For those of us who want to travel here without spending like an heiress, here’s how to do it:
Book an (affordable) pad: If you don’t want to sleep at the La Quinta, which is priced at around $85 per night, opt for digs at the centrally-located The Crescent Hotel, which offers beautifully appointed rooms, a great breakfast, and lovely little touches like complimentary mini chocolate croissants along with down-to-earth and efficient service – all for around $200 a night.
The Mosaic Hotel on Spalding Drive will also fit your budget, and it’s a pebble’s throw from Rodeo Drive. It also offers a fine on-property restaurant, Hush. April rates start at $207.

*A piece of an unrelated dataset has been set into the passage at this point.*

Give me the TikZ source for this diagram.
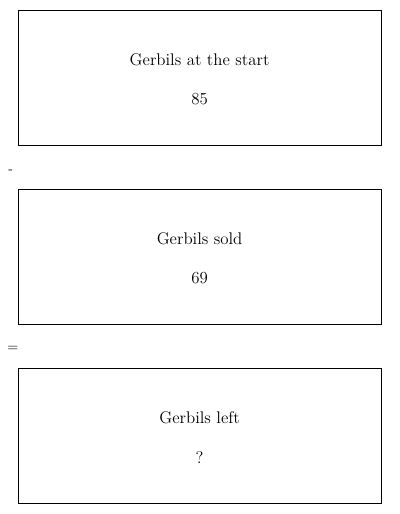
\documentclass[tikz,border=0pt]{standalone}
\usetikzlibrary{calc}

\begin{document}
\begin{tikzpicture}
    \tikzstyle{quantity} = [draw=black, line width=0.6pt, minimum width=9.075cm, minimum height=3.375cm, inner sep=0pt]
    \tikzstyle{label} = [font=\large]
    \useasboundingbox (0, 0) rectangle (10, 12.85);
    % the three boxes
    \node[quantity] (start) at (4.99, 10.9125) {};
    \node[quantity] (sold) at (4.99, 6.4375) {};
    \node[quantity] (left) at (4.99, 1.9625) {};
    \node[label] (starttext) at ($(start.center) + (0, 0.44)$) {Gerbils at the start};
    \node[label] (startnum) at ($(start.center) + (0, -0.54)$) {85};
    \node[label] (soldtext) at ($(sold.center) + (0, 0.44)$) {Gerbils sold};
    \node[label] (soldnum) at ($(sold.center) + (0, -0.54)$) {69};
    \node[label] (lefttext) at ($(left.center) + (0, 0.44)$) {Gerbils left};
    \node[label] (leftnum) at ($(left.center) + (0, -0.54)$) {?};
    % operators between the boxes
    \node (minus) at (0.27, 8.55) {-};
    \node (equals) at (0.32, 4.125) {=};
\end{tikzpicture}
\end{document}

Shop Smart: It’s usually best to window shop along tree-lined Rodeo Drive, rather than plunk down your credit card. But there are bargains to be found among the Armani, Gucci, Chanel, and Harry Winston stores. Step off Rodeo to Wilshire Boulevard and you’ll find Saks Fifth Avenue and Neiman Marcus, where you’re more likely to find a bargain or two. For a gourmet Beverly Hills store, try The Cheese Store on Beverly Drive, which has items like five-year-aged Gouda from Holland, an Austrian cow’s milk cheese called “Amadeus” after the famous composer, as well as chocolate and gift baskets.
Get Cultured: Museums, galleries and artistic pursuits are everywhere. This is the destination of the well-heeled, after all. Spend an afternoon or two at cultural gems like the Architecture and Design Museum, Craft and Folk Art Museum (CAFAM), and The Getty Center, where admissions cost less than $10. The Getty Center, built by billionaire J. Paul Getty, houses Greek and Roman pieces as well as masterpieces by Rembrandt and Vincent Van Gogh. CAFAM is a two-story space that offers everything from macramé exhibits and mixed media, mostly by local artists.